— BEGIN —
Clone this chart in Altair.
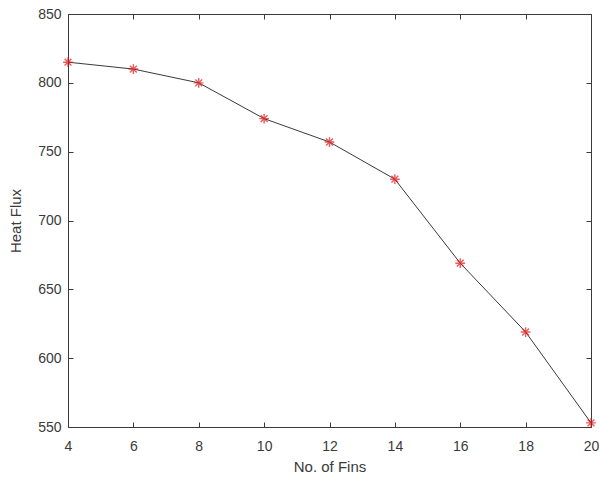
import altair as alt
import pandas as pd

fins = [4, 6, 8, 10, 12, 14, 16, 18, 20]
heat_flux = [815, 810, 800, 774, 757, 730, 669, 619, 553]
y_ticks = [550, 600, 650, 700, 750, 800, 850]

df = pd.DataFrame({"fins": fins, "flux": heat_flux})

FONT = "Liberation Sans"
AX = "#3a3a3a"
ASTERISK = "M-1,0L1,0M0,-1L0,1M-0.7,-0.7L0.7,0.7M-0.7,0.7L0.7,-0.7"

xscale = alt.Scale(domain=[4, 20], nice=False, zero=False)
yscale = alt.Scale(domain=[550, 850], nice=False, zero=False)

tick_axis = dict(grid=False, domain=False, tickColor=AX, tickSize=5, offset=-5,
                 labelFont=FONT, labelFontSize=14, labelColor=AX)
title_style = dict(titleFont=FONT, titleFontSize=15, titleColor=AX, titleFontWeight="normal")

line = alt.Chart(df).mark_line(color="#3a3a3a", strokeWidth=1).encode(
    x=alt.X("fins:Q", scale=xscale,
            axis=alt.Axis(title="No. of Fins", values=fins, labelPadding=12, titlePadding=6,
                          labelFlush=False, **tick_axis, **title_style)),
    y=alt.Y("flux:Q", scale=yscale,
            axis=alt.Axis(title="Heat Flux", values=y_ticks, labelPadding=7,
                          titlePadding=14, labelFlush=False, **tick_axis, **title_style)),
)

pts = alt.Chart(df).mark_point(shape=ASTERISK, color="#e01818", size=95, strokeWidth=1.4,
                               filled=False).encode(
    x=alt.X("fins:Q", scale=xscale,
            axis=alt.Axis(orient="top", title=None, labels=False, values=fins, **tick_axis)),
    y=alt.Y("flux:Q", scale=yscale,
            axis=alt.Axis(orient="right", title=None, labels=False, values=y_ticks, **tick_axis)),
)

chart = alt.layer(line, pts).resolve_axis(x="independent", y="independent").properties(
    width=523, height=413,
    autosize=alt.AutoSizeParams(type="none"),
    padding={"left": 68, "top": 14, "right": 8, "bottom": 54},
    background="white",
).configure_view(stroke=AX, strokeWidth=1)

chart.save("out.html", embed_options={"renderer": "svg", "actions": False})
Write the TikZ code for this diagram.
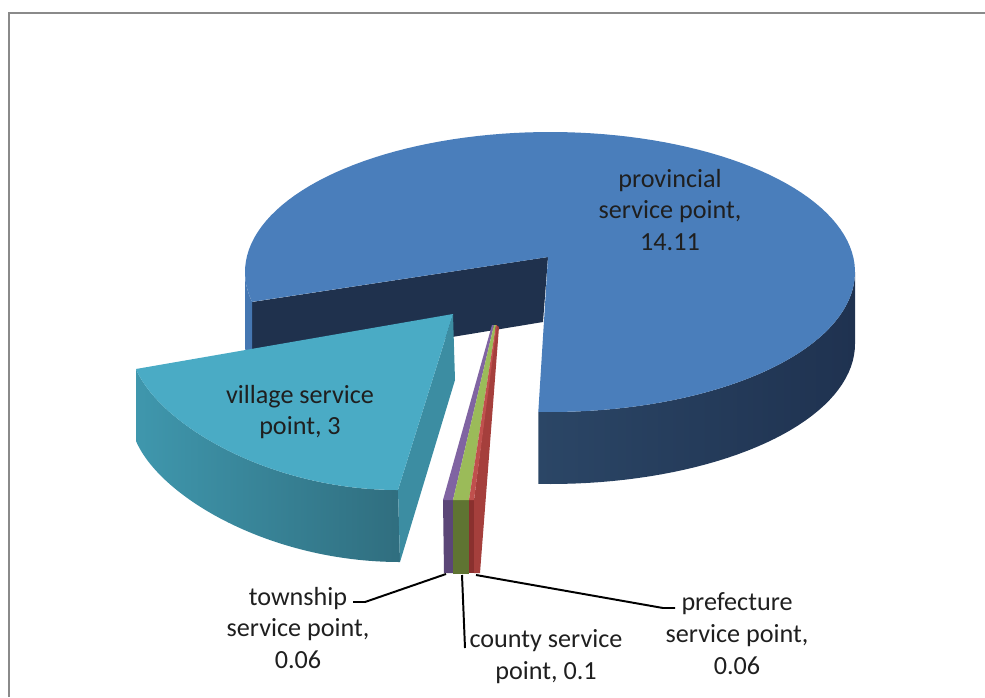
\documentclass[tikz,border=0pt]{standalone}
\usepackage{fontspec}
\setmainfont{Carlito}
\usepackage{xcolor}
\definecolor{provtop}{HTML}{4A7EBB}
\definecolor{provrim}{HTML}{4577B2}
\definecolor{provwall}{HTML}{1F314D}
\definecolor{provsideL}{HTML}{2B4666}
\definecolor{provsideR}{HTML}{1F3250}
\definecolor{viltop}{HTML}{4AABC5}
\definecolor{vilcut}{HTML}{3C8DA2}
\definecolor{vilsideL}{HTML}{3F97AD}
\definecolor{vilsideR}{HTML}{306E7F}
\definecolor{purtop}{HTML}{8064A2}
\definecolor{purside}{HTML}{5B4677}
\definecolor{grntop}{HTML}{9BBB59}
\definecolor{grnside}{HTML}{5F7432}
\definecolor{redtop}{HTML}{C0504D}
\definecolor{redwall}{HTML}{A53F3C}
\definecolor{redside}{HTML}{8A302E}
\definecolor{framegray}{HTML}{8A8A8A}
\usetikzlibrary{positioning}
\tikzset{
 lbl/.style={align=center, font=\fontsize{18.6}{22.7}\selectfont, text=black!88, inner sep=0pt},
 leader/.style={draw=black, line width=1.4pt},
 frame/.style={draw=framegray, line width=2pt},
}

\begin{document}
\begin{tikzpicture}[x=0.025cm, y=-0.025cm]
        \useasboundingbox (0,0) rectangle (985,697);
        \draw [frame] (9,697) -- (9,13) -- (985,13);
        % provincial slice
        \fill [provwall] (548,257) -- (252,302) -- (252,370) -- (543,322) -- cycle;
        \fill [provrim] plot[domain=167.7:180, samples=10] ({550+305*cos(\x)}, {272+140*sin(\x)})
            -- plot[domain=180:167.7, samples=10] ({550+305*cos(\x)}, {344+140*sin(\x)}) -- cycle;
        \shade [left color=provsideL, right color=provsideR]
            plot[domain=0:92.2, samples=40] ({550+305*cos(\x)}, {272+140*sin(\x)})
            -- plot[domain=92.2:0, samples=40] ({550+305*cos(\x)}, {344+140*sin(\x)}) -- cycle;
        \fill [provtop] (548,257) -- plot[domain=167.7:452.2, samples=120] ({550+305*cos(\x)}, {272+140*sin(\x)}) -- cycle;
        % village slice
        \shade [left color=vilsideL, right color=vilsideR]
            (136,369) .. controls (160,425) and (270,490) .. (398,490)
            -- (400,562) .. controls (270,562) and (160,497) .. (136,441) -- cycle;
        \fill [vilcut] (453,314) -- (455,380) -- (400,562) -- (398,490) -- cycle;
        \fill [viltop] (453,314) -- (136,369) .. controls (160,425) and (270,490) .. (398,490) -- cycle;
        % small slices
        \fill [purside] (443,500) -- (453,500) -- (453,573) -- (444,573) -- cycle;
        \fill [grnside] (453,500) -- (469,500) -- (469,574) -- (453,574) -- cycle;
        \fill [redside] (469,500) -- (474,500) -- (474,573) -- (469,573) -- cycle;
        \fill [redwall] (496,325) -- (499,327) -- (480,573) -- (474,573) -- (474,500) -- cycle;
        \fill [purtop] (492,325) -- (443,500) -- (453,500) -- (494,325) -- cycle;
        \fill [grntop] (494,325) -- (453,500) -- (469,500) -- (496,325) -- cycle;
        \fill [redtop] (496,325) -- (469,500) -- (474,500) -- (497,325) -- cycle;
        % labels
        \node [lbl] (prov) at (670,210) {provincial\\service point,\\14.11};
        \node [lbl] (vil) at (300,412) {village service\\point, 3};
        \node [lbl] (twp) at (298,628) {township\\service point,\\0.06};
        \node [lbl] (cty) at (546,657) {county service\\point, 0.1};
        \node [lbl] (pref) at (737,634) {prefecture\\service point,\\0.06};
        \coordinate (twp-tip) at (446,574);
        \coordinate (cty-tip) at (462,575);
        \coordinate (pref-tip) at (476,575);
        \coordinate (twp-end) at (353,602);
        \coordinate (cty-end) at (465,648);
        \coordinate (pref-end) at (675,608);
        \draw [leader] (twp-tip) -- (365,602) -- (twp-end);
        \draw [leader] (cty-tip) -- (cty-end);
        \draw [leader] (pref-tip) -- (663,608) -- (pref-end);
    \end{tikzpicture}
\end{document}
— END —
◆ **WORK TO DO**: Output all of the data exactly as it stands, minus any images.

◆ **FINISHED EXERCISE**:
Clone this chart in Altair.
import altair as alt
import pandas as pd

fins = [4, 6, 8, 10, 12, 14, 16, 18, 20]
heat_flux = [815, 810, 800, 774, 757, 730, 669, 619, 553]
y_ticks = [550, 600, 650, 700, 750, 800, 850]

df = pd.DataFrame({"fins": fins, "flux": heat_flux})

FONT = "Liberation Sans"
AX = "#3a3a3a"
ASTERISK = "M-1,0L1,0M0,-1L0,1M-0.7,-0.7L0.7,0.7M-0.7,0.7L0.7,-0.7"

xscale = alt.Scale(domain=[4, 20], nice=False, zero=False)
yscale = alt.Scale(domain=[550, 850], nice=False, zero=False)

tick_axis = dict(grid=False, domain=False, tickColor=AX, tickSize=5, offset=-5,
                 labelFont=FONT, labelFontSize=14, labelColor=AX)
title_style = dict(titleFont=FONT, titleFontSize=15, titleColor=AX, titleFontWeight="normal")

line = alt.Chart(df).mark_line(color="#3a3a3a", strokeWidth=1).encode(
    x=alt.X("fins:Q", scale=xscale,
            axis=alt.Axis(title="No. of Fins", values=fins, labelPadding=12, titlePadding=6,
                          labelFlush=False, **tick_axis, **title_style)),
    y=alt.Y("flux:Q", scale=yscale,
            axis=alt.Axis(title="Heat Flux", values=y_ticks, labelPadding=7,
                          titlePadding=14, labelFlush=False, **tick_axis, **title_style)),
)

pts = alt.Chart(df).mark_point(shape=ASTERISK, color="#e01818", size=95, strokeWidth=1.4,
                               filled=False).encode(
    x=alt.X("fins:Q", scale=xscale,
            axis=alt.Axis(orient="top", title=None, labels=False, values=fins, **tick_axis)),
    y=alt.Y("flux:Q", scale=yscale,
            axis=alt.Axis(orient="right", title=None, labels=False, values=y_ticks, **tick_axis)),
)

chart = alt.layer(line, pts).resolve_axis(x="independent", y="independent").properties(
    width=523, height=413,
    autosize=alt.AutoSizeParams(type="none"),
    padding={"left": 68, "top": 14, "right": 8, "bottom": 54},
    background="white",
).configure_view(stroke=AX, strokeWidth=1)

chart.save("out.html", embed_options={"renderer": "svg", "actions": False})
Write the TikZ code for this diagram.
\documentclass[tikz,border=0pt]{standalone}
\usepackage{fontspec}
\setmainfont{Carlito}
\usepackage{xcolor}
\definecolor{provtop}{HTML}{4A7EBB}
\definecolor{provrim}{HTML}{4577B2}
\definecolor{provwall}{HTML}{1F314D}
\definecolor{provsideL}{HTML}{2B4666}
\definecolor{provsideR}{HTML}{1F3250}
\definecolor{viltop}{HTML}{4AABC5}
\definecolor{vilcut}{HTML}{3C8DA2}
\definecolor{vilsideL}{HTML}{3F97AD}
\definecolor{vilsideR}{HTML}{306E7F}
\definecolor{purtop}{HTML}{8064A2}
\definecolor{purside}{HTML}{5B4677}
\definecolor{grntop}{HTML}{9BBB59}
\definecolor{grnside}{HTML}{5F7432}
\definecolor{redtop}{HTML}{C0504D}
\definecolor{redwall}{HTML}{A53F3C}
\definecolor{redside}{HTML}{8A302E}
\definecolor{framegray}{HTML}{8A8A8A}
\usetikzlibrary{positioning}
\tikzset{
 lbl/.style={align=center, font=\fontsize{18.6}{22.7}\selectfont, text=black!88, inner sep=0pt},
 leader/.style={draw=black, line width=1.4pt},
 frame/.style={draw=framegray, line width=2pt},
}

\begin{document}
\begin{tikzpicture}[x=0.025cm, y=-0.025cm]
        \useasboundingbox (0,0) rectangle (985,697);
        \draw [frame] (9,697) -- (9,13) -- (985,13);
        % provincial slice
        \fill [provwall] (548,257) -- (252,302) -- (252,370) -- (543,322) -- cycle;
        \fill [provrim] plot[domain=167.7:180, samples=10] ({550+305*cos(\x)}, {272+140*sin(\x)})
            -- plot[domain=180:167.7, samples=10] ({550+305*cos(\x)}, {344+140*sin(\x)}) -- cycle;
        \shade [left color=provsideL, right color=provsideR]
            plot[domain=0:92.2, samples=40] ({550+305*cos(\x)}, {272+140*sin(\x)})
            -- plot[domain=92.2:0, samples=40] ({550+305*cos(\x)}, {344+140*sin(\x)}) -- cycle;
        \fill [provtop] (548,257) -- plot[domain=167.7:452.2, samples=120] ({550+305*cos(\x)}, {272+140*sin(\x)}) -- cycle;
        % village slice
        \shade [left color=vilsideL, right color=vilsideR]
            (136,369) .. controls (160,425) and (270,490) .. (398,490)
            -- (400,562) .. controls (270,562) and (160,497) .. (136,441) -- cycle;
        \fill [vilcut] (453,314) -- (455,380) -- (400,562) -- (398,490) -- cycle;
        \fill [viltop] (453,314) -- (136,369) .. controls (160,425) and (270,490) .. (398,490) -- cycle;
        % small slices
        \fill [purside] (443,500) -- (453,500) -- (453,573) -- (444,573) -- cycle;
        \fill [grnside] (453,500) -- (469,500) -- (469,574) -- (453,574) -- cycle;
        \fill [redside] (469,500) -- (474,500) -- (474,573) -- (469,573) -- cycle;
        \fill [redwall] (496,325) -- (499,327) -- (480,573) -- (474,573) -- (474,500) -- cycle;
        \fill [purtop] (492,325) -- (443,500) -- (453,500) -- (494,325) -- cycle;
        \fill [grntop] (494,325) -- (453,500) -- (469,500) -- (496,325) -- cycle;
        \fill [redtop] (496,325) -- (469,500) -- (474,500) -- (497,325) -- cycle;
        % labels
        \node [lbl] (prov) at (670,210) {provincial\\service point,\\14.11};
        \node [lbl] (vil) at (300,412) {village service\\point, 3};
        \node [lbl] (twp) at (298,628) {township\\service point,\\0.06};
        \node [lbl] (cty) at (546,657) {county service\\point, 0.1};
        \node [lbl] (pref) at (737,634) {prefecture\\service point,\\0.06};
        \coordinate (twp-tip) at (446,574);
        \coordinate (cty-tip) at (462,575);
        \coordinate (pref-tip) at (476,575);
        \coordinate (twp-end) at (353,602);
        \coordinate (cty-end) at (465,648);
        \coordinate (pref-end) at (675,608);
        \draw [leader] (twp-tip) -- (365,602) -- (twp-end);
        \draw [leader] (cty-tip) -- (cty-end);
        \draw [leader] (pref-tip) -- (663,608) -- (pref-end);
    \end{tikzpicture}
\end{document}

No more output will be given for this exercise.